И снова сыпались проклятия, угрозы, насмешки в адрес русских варваров, осмелившихся драться с ними, тевтонами, воевавшими и с сарацинами, и с европейскими Филиппами, Генрихами, Людовиками, Францисками и со всем миром вообще. В окна вагонов бросались гнилыми яблоками, комьями земли, камнями даже. Часовые словно не замечали того, как выражают патриотические чувства их соплеменники, отворачивались, а порой, когда запал толпы кончался, жестами приглашали к продолжению спектакля, столь необходимого для воспитания национального самосознания. Но случалось, что толпа отказывалась дразнить и унижать врагов и к вагонам подбегали женщины, подростки, быстро пихали в отворенные окна пакеты с печеным картофелем и хлебом, с табаком и бельем ушедших на войну отцов, мужей и сыновей.
В дороге за два дня поумирало человек пятнадцать недолеченных, но выносить и хоронить тела до прибытия на место содержания не разрешили, и мертвые лежали в тамбурах, накрытые какими-то лохмотьями.
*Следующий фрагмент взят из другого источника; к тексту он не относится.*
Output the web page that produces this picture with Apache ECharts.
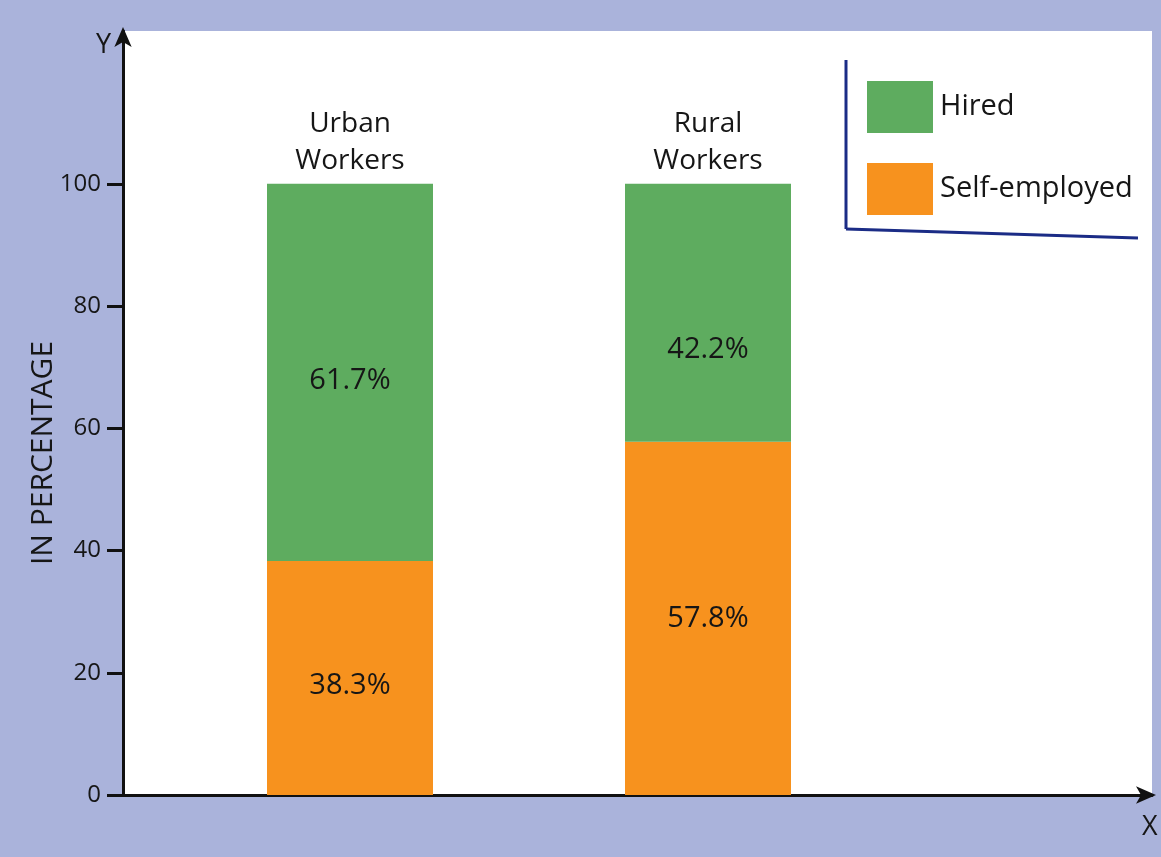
<!DOCTYPE html>
<html>
<head>
<meta charset="utf-8">
<script src="https://cdn.jsdelivr.net/npm/echarts@6/dist/echarts.min.js"></script>
<style>
html,body{margin:0;padding:0;background:#aab3db;}
#c{width:1161px;height:857px;}
</style>
</head>
<body>
<div id="c"></div>
<script>
const categories = ['Urban Workers', 'Rural Workers'];
const categoryLabels = ['Urban\nWorkers', 'Rural\nWorkers'];
const selfEmployed = [38.3, 57.8];
const hired = [61.7, 42.2];
const yTickValues = [0, 20, 40, 60, 80, 100];
const seriesNames = ['Hired', 'Self-employed'];

const FONT = '"Open Sans", "Noto Sans", sans-serif';
const TXT = '#161616';
const chart = echarts.init(document.getElementById('c'));

const gridTop = 31, gridBottom = 62;

chart.setOption({
  backgroundColor: '#aab3db',
  animation: false,
  textStyle: { fontFamily: FONT },
  grid: [
    { left: 123, right: 9, top: gridTop, bottom: gridBottom, show: true, backgroundColor: '#ffffff', borderWidth: 0 },
    { left: 171, width: 716, top: gridTop, bottom: gridBottom }
  ],
  xAxis: [
    { gridIndex: 0, type: 'value', min: 0, max: 10,
      axisLine: { show: true, lineStyle: { color: '#111', width: 3 }, symbol: ['none', 'arrow'], symbolSize: [13, 20], symbolOffset: [0, 4] },
      axisTick: { show: false }, axisLabel: { show: false }, splitLine: { show: false } },
    { gridIndex: 1, type: 'category', data: categories,
      axisLine: { show: false }, axisTick: { show: false }, axisLabel: { show: false } }
  ],
  yAxis: [
    { gridIndex: 0, type: 'value', min: 0, max: 125, interval: 20,
      axisLine: { show: true, lineStyle: { color: '#111', width: 3 }, symbol: ['none', 'arrow'], symbolSize: [13, 20], symbolOffset: [0, 4] },
      axisTick: { show: true, length: 16, lineStyle: { color: '#111', width: 3 }, customValues: yTickValues },
      axisLabel: { show: true, fontSize: 24, color: TXT, margin: 22, customValues: yTickValues, fontFamily: FONT },
      splitLine: { show: false } },
    { gridIndex: 1, type: 'value', min: 0, max: 125, show: false }
  ],
  legend: {
    orient: 'vertical', left: 862, top: 76, itemWidth: 66, itemHeight: 52, itemGap: 30,
    data: seriesNames, icon: 'rect',
    textStyle: { fontSize: 29, color: TXT, fontFamily: FONT, padding: [0, 0, 0, 2] }
  },
  series: [
    { name: 'Self-employed', type: 'bar', stack: 'total', xAxisIndex: 1, yAxisIndex: 1,
      barWidth: 166,
      data: selfEmployed.map((v, i) => i === 0 ? { value: v, label: { offset: [0, 8] } } : v),
      itemStyle: { color: '#f7921e' },
      label: { show: true, position: 'inside', fontSize: 29, color: TXT, fontFamily: FONT, formatter: p => p.value + '%' } },
    { name: 'Hired', type: 'bar', stack: 'total', xAxisIndex: 1, yAxisIndex: 1,
      barWidth: 166,
      data: hired.map((v, i) => ({ value: v, label: { offset: i === 1 ? [0, 37] : [0, 8] } })),
      itemStyle: { color: '#5eac5f' },
      label: { show: true, position: 'inside', fontSize: 29, color: TXT, fontFamily: FONT, formatter: p => p.value + '%' } },
    { name: 'names', type: 'bar', stack: 'total', xAxisIndex: 1, yAxisIndex: 1,
      barWidth: 166, data: [0, 0], itemStyle: { color: 'transparent' }, legendHoverLink: false,
      label: { show: true, position: 'top', distance: 4, fontSize: 28, lineHeight: 37, color: TXT, fontFamily: FONT,
        formatter: p => categoryLabels[p.dataIndex] } }
  ],
  graphic: [
    { type: 'text', left: 96, top: 32, style: { text: 'Y', fontSize: 27, fill: TXT, fontFamily: FONT } },
    { type: 'text', left: 1142, top: 814, style: { text: 'X', fontSize: 27, fill: TXT, fontFamily: FONT } },
    { type: 'text', x: 43, y: 453, rotation: Math.PI / 2,
      style: { text: 'IN PERCENTAGE', fontSize: 30, fill: TXT, fontFamily: FONT, align: 'center', verticalAlign: 'middle' } },
    { type: 'line', shape: { x1: 846, y1: 60, x2: 846, y2: 229 }, style: { stroke: '#1b2c86', lineWidth: 3 } },
    { type: 'line', shape: { x1: 846, y1: 229, x2: 1138, y2: 238 }, style: { stroke: '#1b2c86', lineWidth: 3 } }
  ]
});
</script>
</body>
</html>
Глаз, или, вернее, то место, где он прежде находился, болел непрестанно, тек гной, и Лихунову часто приходилось перебинтовываться. Делал это он сам или с помощью миляги Ржевского, не боявшегося ран и даже с болезненным каким-то любопытством всматривающегося в плохо заживающую глубокую язву. Ли-хунов страдал и от боли, и от сознания своей вины перед Ржевским, и от вида бесновавшейся на платформах толпы, к которой многие уже стали привыкать и то ли старались не обращать на кривляния немцев внимания, то ли сами дразнили их. Но утихомирить страдания, язвившие и тело, и сердце Лихунова, помогала ему неслышно пульсировавшая мысль, что все происходящее вокруг необходимо привнесено какой-то непонятной силой, провидением, наверно, чтобы дать человечеству возможность покаяться в дальнейшем, усовеститься и больше никогда не прибегать к насилию.
Промучившись двое суток в тисках забитых, душных отделений, почти без сна, почти без пищи, утром восемнадцатого сентября пленные приехали в Нейсе, небольшой городок в Силезии, верстах в двадцати от австрийской границы. Выходили из вагонов шатаясь, выносили своих покойников, осторожно клали на платформу. Винтовки у конвойных наперевес, у офицеров кобуры расстегнуты. Покойников похоронить не дали – подъехала санитарная карета и взяла под свой брезент отстрадавшихся. Потом пленных выстроили в колонну и повели. Рядовых, которые не в силах были идти самостоятельно, несли поочередно здоровые, на закорках. Раненым офицерам разрешили нанять извозчиков, и странная, дикая процессия пошла по улицам старинного, чистенького города, в котором жили тоже очень чистенькие, культурные люди, смотревшие сейчас на грязных, дурно одетых, небритых чужих солдат, несших на спинах стонущих товарищей, с недоумением и досадой на то, что война с этими жалким, некрасивым, немощным народом длится слишком долго, забирают в армию стариков и мальчиков, все дороже становится хлеб, и все чаще приходят с фронта сообщения о гибели их родных и близких. И жители, видя в пленных тех, кто станет есть их хлеб, ненавидели этих изможденных людей еще сильнее, но некоторые отваживались задавать вопрос:
– Эй, вы не знаете, когда закончится война?
И кто-нибудь из русских, кто понимал язык спросившего, отвечал как можно беззаботней:
– Лет пять, по крайней мере, тетушка, мы еще с вами повоюем! В Берлине войну закончим, в Берлине!
И тогда немцы принимались ругать их свиньями, которых следовало бы всех переколоть, не переводя патроны, и уж, конечно, не возить их в поездах, как приличных людей, и не кормить их хлебом, отбирая кусок у немцев.
Колонна пленных прошла через город и через поле к старинной крепости с черными полуразвалившимися башнями. Ее, как заметили некоторые из опытных, все же готовили к обороне в нынешней войне: кое-где виднелись бетонные редуты и люнеты, но потом нашли ей другое применение и сделали тюрьмой.